The Germans have told Irish Finance Minister Michael Noonan to forget about an interest rate reduction on the EU bail-out unless he increases corporation tax levels.

Germany’s Finance Minister Wolfgang Schaeuble has demanded that Ireland increase its corporate tax rates before any reduction in the interested charged on the bail-out will be considered.

The threat was made in the Hungarian capital of Budapest where EU Finance Ministers gathered for a major conference dominated by Portugal’s request for an Irish style rescue plan.

Minister Noonan hopes that Portugal’s problems will help Ireland gain a reduction in the interest rate charged by the EU and the IMF for rescuing the economy and the banks.

But his German counterpart Schaeuble was in no mood for compromise at the end of the two day informal summit.

“With Ireland the rescue package conditions were agreed at the end of last year,” said Schaeuble.

“If Ireland wishes to change the conditions, which was an issue discussed at the meeting of the heads of government on March 11th, then Ireland must, as Greece did, make suggestions as to what it can do for its part.

“If Ireland doesn’t want to make any changes then there is no willingness on the side of the governments to make changes.

“It is an important step that we in Europe, also on the basis of the proposals of the German Chancellor, try to establish a common approach to calculating corporation tax. It is a step in the right direction.”

However, Irish Finance Minister Noonan is standing firm on the country’s 12.5% corporation tax rate and made Schaeuble aware of this in Hungary.
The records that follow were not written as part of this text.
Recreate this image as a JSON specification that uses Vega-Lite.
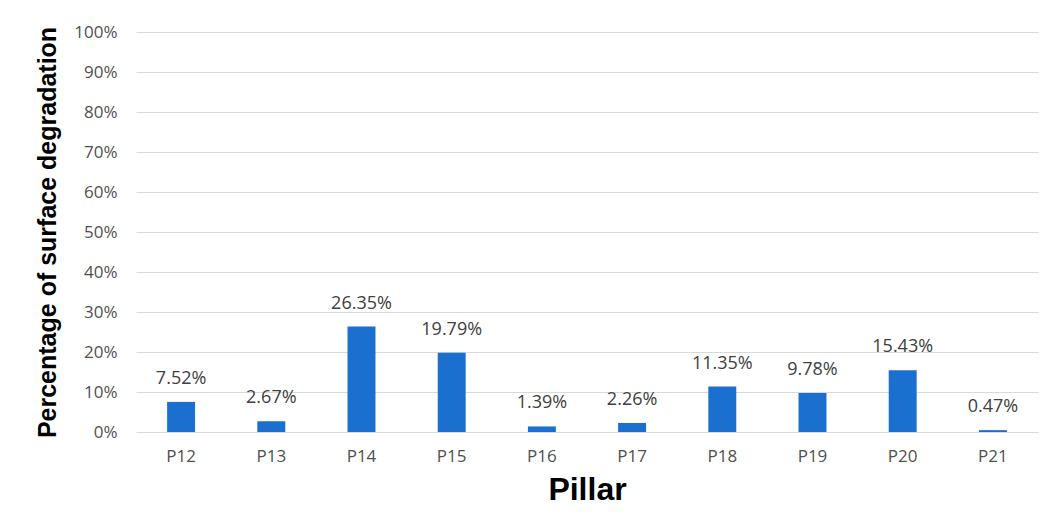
{
  "$schema": "https://vega.github.io/schema/vega-lite/v6.json",
  "width": 902,
  "height": 400,
  "autosize": {"type": "none"},
  "padding": {"left": 136, "top": 32, "right": 12, "bottom": 97},
  "background": "white",
  "config": {
    "view": {"stroke": null},
    "axis": {"labelFont": "Open Sans", "titleFont": "Liberation Sans", "labelColor": "#505050", "titleColor": "#000000"}
  },
  "data": {
    "values": [
      {"pillar": "P12", "pct": 0.0752},
      {"pillar": "P13", "pct": 0.0267},
      {"pillar": "P14", "pct": 0.2635},
      {"pillar": "P15", "pct": 0.1979},
      {"pillar": "P16", "pct": 0.0139},
      {"pillar": "P17", "pct": 0.0226},
      {"pillar": "P18", "pct": 0.1135},
      {"pillar": "P19", "pct": 0.0978},
      {"pillar": "P20", "pct": 0.1543},
      {"pillar": "P21", "pct": 0.0047}
    ]
  },
  "encoding": {
    "x": {
      "field": "pillar", "type": "nominal", "sort": null,
      "scale": {"paddingInner": 0.69, "paddingOuter": 0.345},
      "axis": {
        "title": "Pillar", "titleFontSize": 32, "titleFontWeight": "bold", "titlePadding": 10,
        "labelAngle": 0, "labelFontSize": 17, "labelPadding": 16, "ticks": false, "domain": false, "grid": false
      }
    },
    "y": {
      "field": "pct", "type": "quantitative",
      "scale": {"domain": [0, 1]},
      "axis": {
        "title": "Percentage of surface degradation", "titleFontSize": 25, "titleFontWeight": "bold", "titlePadding": 13,
        "format": ".0%", "values": [0, 0.1, 0.2, 0.3, 0.4, 0.5, 0.6, 0.7, 0.8, 0.9, 1],
        "labelFontSize": 17, "labelPadding": 19, "ticks": false, "domain": false,
        "grid": true, "gridColor": "#d9d9d9", "gridWidth": 1
      }
    }
  },
  "layer": [
    {"mark": {"type": "bar", "color": "#1B70CF"}},
    {
      "mark": {"type": "text", "font": "Open Sans", "fontSize": 18, "color": "#404040", "baseline": "alphabetic", "dy": -18},
      "encoding": {"text": {"field": "pct", "type": "quantitative", "format": ".2%"}}
    }
  ]
}
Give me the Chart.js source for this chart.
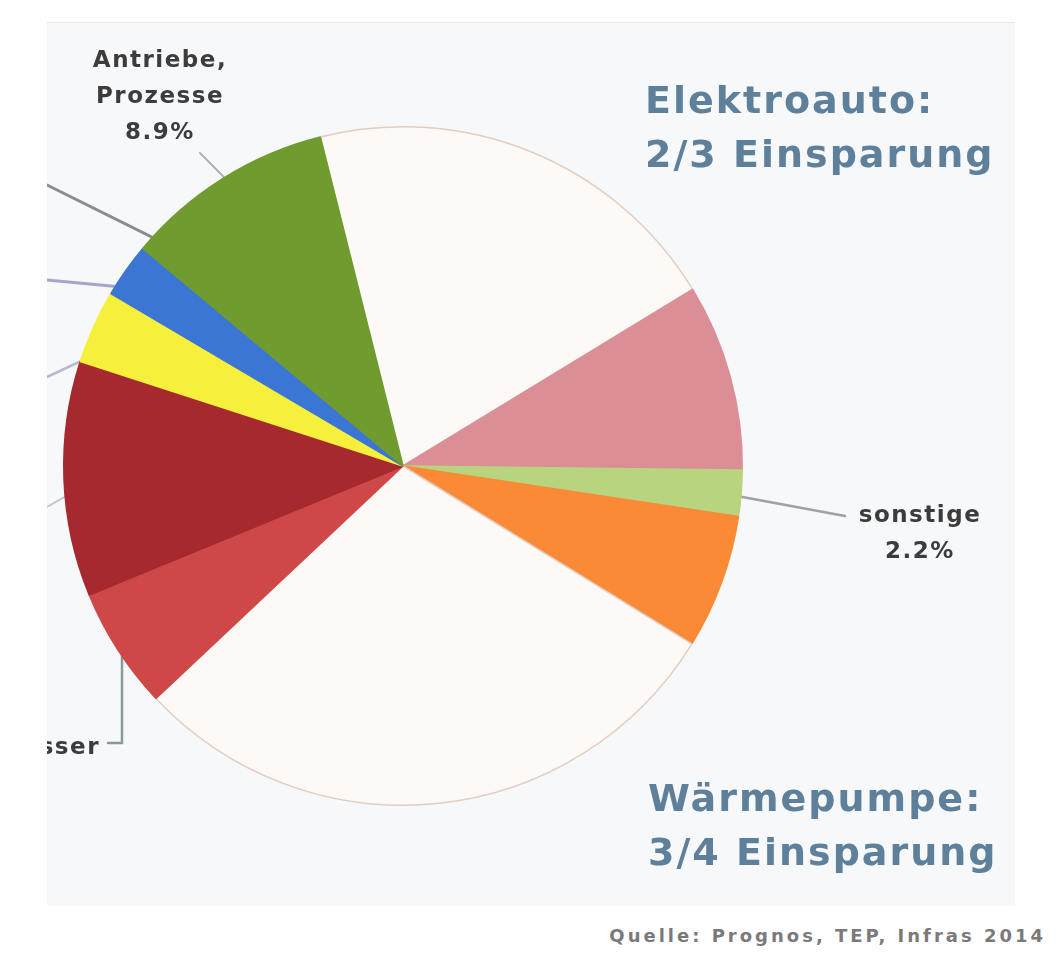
<!DOCTYPE html>
<html>
<head>
<meta charset="utf-8">
<script src="https://cdn.jsdelivr.net/npm/chart.js@4/dist/chart.umd.min.js"></script>
<style>
  html, body { margin: 0; padding: 0; background: #fff; }
  body { width: 1056px; height: 954px; position: relative; overflow: hidden; font-family: "DejaVu Sans", Verdana, sans-serif; }
  #panel { position: absolute; left: 47px; top: 22px; width: 968px; height: 883px; background: #f6f8fa; border-top: 1px solid #e6e9ec; overflow: hidden; }
  #chart { position: absolute; left: -47px; top: -22px; }
  .lbl { position: absolute; color: #3c3c3c; font-size: 23px; font-weight: bold; letter-spacing: 1.5px; line-height: 36px; text-align: center; }
  .big { position: absolute; color: #5f809a; font-size: 38px; font-weight: bold; letter-spacing: 2px; line-height: 54px; }
  #src { position: absolute; right: 10px; top: 925px; color: #7a7a7a; font-size: 18px; font-weight: bold; letter-spacing: 3px; }
</style>
</head>
<body>
<div id="panel">
  <canvas id="chart" width="1056" height="954"></canvas>
  <div class="lbl" style="left:-12px; top:18px; width:250px;">Antriebe,<br>Prozesse<br>8.9%</div>
  <div class="lbl" style="left:-187px; top:705px; width:240px; text-align:right;">Warmwasser</div>
  <div class="lbl" style="left:773px; top:473px; width:200px;">sonstige<br>2.2%</div>
  <div class="big" style="left:598px; top:50px;">Elektroauto:<br>2/3 Einsparung</div>
  <div class="big" style="left:601px; top:748px;">Wärmepumpe:<br>3/4 Einsparung</div>
</div>
<div id="src">Quelle: Prognos, TEP, Infras 2014</div>

<script>
// slices, clockwise from the top (values in percent)
var categories = [
  "Einsparung Elektroauto",
  "Verkehr",
  "sonstige",
  "Raumwärme",
  "Einsparung Wärmepumpe",
  "Warmwasser",
  "Prozesswärme",
  "Beleuchtung",
  "IKT",
  "Antriebe, Prozesse"
];
var shares = [20.2, 8.9, 2.2, 6.4, 29.2, 5.8, 11.2, 3.5, 2.6, 10.0];
var fills = ["#fdf9f6", "#dc8e96", "#b8d47e", "#fa8a35", "#fdf9f6", "#cf4848", "#a5292f", "#f6f03c", "#3b76d4", "#6f9b2f"];
var edges = ["#e2cdc1", "#dc8e96", "#b8d47e", "#fa8a35", "#e2cdc1", "#cf4848", "#a5292f", "#f6f03c", "#3b76d4", "#6f9b2f"];

// leader lines: slice index, position inside the slice, start point (label side)
var leaders = [
  { slice: 9, frac: 0.12, from: [47, 184], color: "#8c8c8c", w: 3 },
  { slice: 9, frac: 0.55, from: [200, 152], color: "#b0b0b0", w: 2 },
  { slice: 8, frac: 0.5, from: [47, 279], color: "#a6a6cc", w: 3 },
  { slice: 7, frac: 0.5, from: [47, 376], color: "#b8b8d0", w: 2.5 },
  { slice: 6, frac: 0.5, from: [47, 506], color: "#c4c4c4", w: 2 },
  { slice: 2, frac: 0.5, from: [845, 515], color: "#a0a0a8", w: 2.5 }
];

function arcPoint(arc, frac, rf) {
  var a = arc.startAngle + (arc.endAngle - arc.startAngle) * frac;
  var r = arc.outerRadius * rf;
  return [arc.x + Math.cos(a) * r, arc.y + Math.sin(a) * r];
}

var leaderPlugin = {
  id: "leaders",
  beforeDatasetsDraw: function(chart) {
    var ctx = chart.ctx;
    var arcs = chart.getDatasetMeta(0).data;
    ctx.save();
    ctx.lineCap = "round";
    leaders.forEach(function(l) {
      var p = arcPoint(arcs[l.slice], l.frac, 0.9);
      ctx.strokeStyle = l.color;
      ctx.lineWidth = l.w;
      ctx.beginPath();
      ctx.moveTo(l.from[0], l.from[1]);
      ctx.lineTo(p[0], p[1]);
      ctx.stroke();
    });
    // bracket for Warmwasser
    var q = arcPoint(arcs[5], 0.5, 0.9);
    ctx.strokeStyle = "#8a9a9a";
    ctx.lineWidth = 2.5;
    ctx.beginPath();
    ctx.moveTo(108, 742);
    ctx.lineTo(122, 742);
    ctx.lineTo(122, q[1]);
    ctx.stroke();
    ctx.restore();
  }
};

new Chart(document.getElementById("chart"), {
  type: "pie",
  data: {
    labels: categories,
    datasets: [{
      data: shares,
      backgroundColor: fills,
      borderColor: edges,
      borderWidth: 1.5
    }]
  },
  options: {
    responsive: false,
    animation: false,
    rotation: -14.1,
    layout: { padding: { left: 63, right: 313, top: 125, bottom: 149 } },
    plugins: {
      legend: { display: false },
      tooltip: { enabled: false }
    }
  },
  plugins: [leaderPlugin]
});
</script>
</body>
</html>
Minister Noonan is confident that he can secure a percentage point drop in the interest charged on the Irish bail-out, from 5.8 per cent to 4.8 per cent, by June.

Such a move would save the Irish tax-payer €450million in interest payments each year.

A spokesman for Minister Noonan told the Irish Mail on Sunday: “The Minister is not for turning on the corporate tax rate of 12.5 per cent and he has made that clear to the Germans.

“The Portuguese are pressing to keep the interest rate on their bail-out low and their gain will be ours. When they get a favourable rate, we will too.

“The Greek rate has already been cut by a point but the clear and present issue is the Portuguese bail-out and negotiations on those terms are ongoing.

“They are sure to get a more than favourable rate as the most powerful man in the EU is Commission President Jose Manuel Barroso and he is Portuguese.
“He has thrown his weight behind negotiations and if they secure favourable terms so will we. Their gain is our gain.”